I made you feel invisible?  In your mind maybe but NEVER in mine.  EVER.  

You have become someone I don't know.  Someone who finds herself too good for me, too good for someone who loved you no tater what.

Sunday, May 26, 2013

Lost the ability to be happy

I don't think I can be happy.   I just can't feel it.  I used to be, I know I was.  Now??????

I had a date last night.  Trena and I had a nice time.  We talked we laughed and then reality crept in.  I guess it was reading that profile on POF that did it.  I realized how much I miss being in love.  Sounds Un-manly but that's it.  I miss being in love.  I miss being part of a whole I am incomplete. 

I hate being alone.  I wake up alone, I come home to an empty place.  I eat alone, think alone sleep alone.  It almost scares me to sleep alone.  I miss just knowing she's there.  I miss seeing her when I wake up and when I get home.

I almost want just to have sex with someone just so I won't feel so alone.  But I know it would be a mirage  i bet it's not an issue for her.  I bet mike is taking care of business.  Fucker.

The worst part is that I have no one who understands, no one to talk to about how I feel.
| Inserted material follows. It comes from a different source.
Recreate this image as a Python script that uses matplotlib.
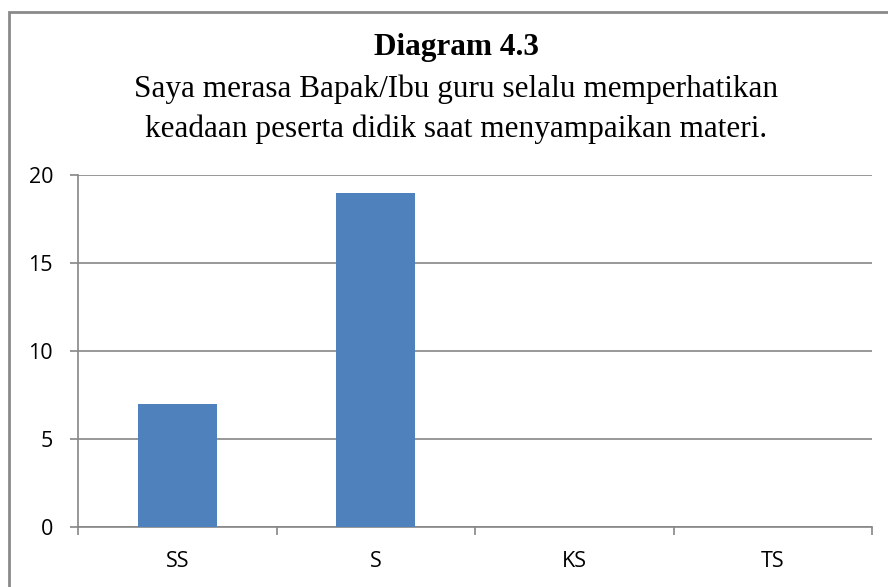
import matplotlib.pyplot as plt
from matplotlib.patches import Rectangle

categories = ['SS', 'S', 'KS', 'TS']
values = [7, 19, 0, 0]
yticks = [0, 5, 10, 15, 20]

title = 'Diagram 4.3'
subtitle = ['Saya merasa Bapak/Ibu guru selalu memperhatikan',
            'keadaan peserta didik saat menyampaikan materi.']

W, H = 888, 587
fig = plt.figure(figsize=(W / 100, H / 100), dpi=100)

# outer chart border (only top and left are visible in the crop)
fig.patches.append(Rectangle((9 / W, -0.5), 2, 0.5 + (H - 12) / H, transform=fig.transFigure,
                             fill=False, edgecolor='#8a8a8a', linewidth=2))

ax = fig.add_axes([78 / W, 1 - 527 / H, (872 - 78) / W, (527 - 175) / H])
x = range(len(categories))
ax.bar(x, values, width=0.4, color='#4f81bd', zorder=3)

ax.set_xlim(-0.5, len(categories) - 0.5)
ax.set_ylim(0, 20)
ax.set_yticks(yticks)
ax.set_yticklabels([str(t) for t in yticks], fontsize=15.5, family='Open Sans')
ax.set_xticks(list(x))
ax.set_xticklabels(categories, fontsize=15.5, family='Open Sans')
ax.set_xticks([i - 0.5 for i in range(len(categories) + 1)], minor=True)
ax.tick_params(axis='x', which='major', length=0, pad=17)
ax.tick_params(axis='x', which='minor', length=6, width=1.2, color='#868686', direction='out')
ax.tick_params(axis='y', length=6, width=1.2, color='#868686', pad=12)
ax.grid(axis='y', color='#868686', linewidth=1.2, zorder=0)
for s in ['top', 'right']:
    ax.spines[s].set_visible(False)
for s in ['left', 'bottom']:
    ax.spines[s].set_color('#868686')
    ax.spines[s].set_linewidth(1.2)

fig.text(456 / W, 1 - 48 / H, title, ha='center', va='center', fontsize=22.5,
         fontweight='bold', family='Liberation Serif')
fig.text(456 / W, 1 - 89 / H, subtitle[0], ha='center', va='center', fontsize=22.5,
         family='Liberation Serif')
fig.text(456 / W, 1 - 129 / H, subtitle[1], ha='center', va='center', fontsize=22.5,
         family='Liberation Serif')

fig.savefig('out.png', dpi=100)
No one who cares.

This hurts.

Tuesday, May 14, 2013

I hate"............

I hate my life, I hate myself and I hate YOU!  My life was good until you decided that the new, improved pinup picture version of you was too good for me.  Or I wasn't good enough for you.  Either way, I have tried to move on.  I have a place, stuff cats but I am empty.  Completely and totally empty.  I go nowhere, I do nothing.  My only wish is that I could just sleep forever.  Not die, just sleep.  When you sleep at least you have your dreams, I don't even have those.  

I try to go out and mingle.  I end up an island in a room of 50 people who pass by without a glance or make perfunctory comments just to be polite.  I am so utterly alone it hurts.  I try to mask it but it's hard to be happy when you're not.

To top it off you bring your "good friend" to graduation.  Thanks ,nothing like rubbing my nose in it.  Made you feel special I'll bet.  

I feel like I don't deserve to be happy or to be loved and appreciated.  I feel like a toy that the kid no longer wants.  I live in fear that my life will end alone, cold and miserable.  I guess that was God's plan for me all along.  Thanks for nothing Big Guy.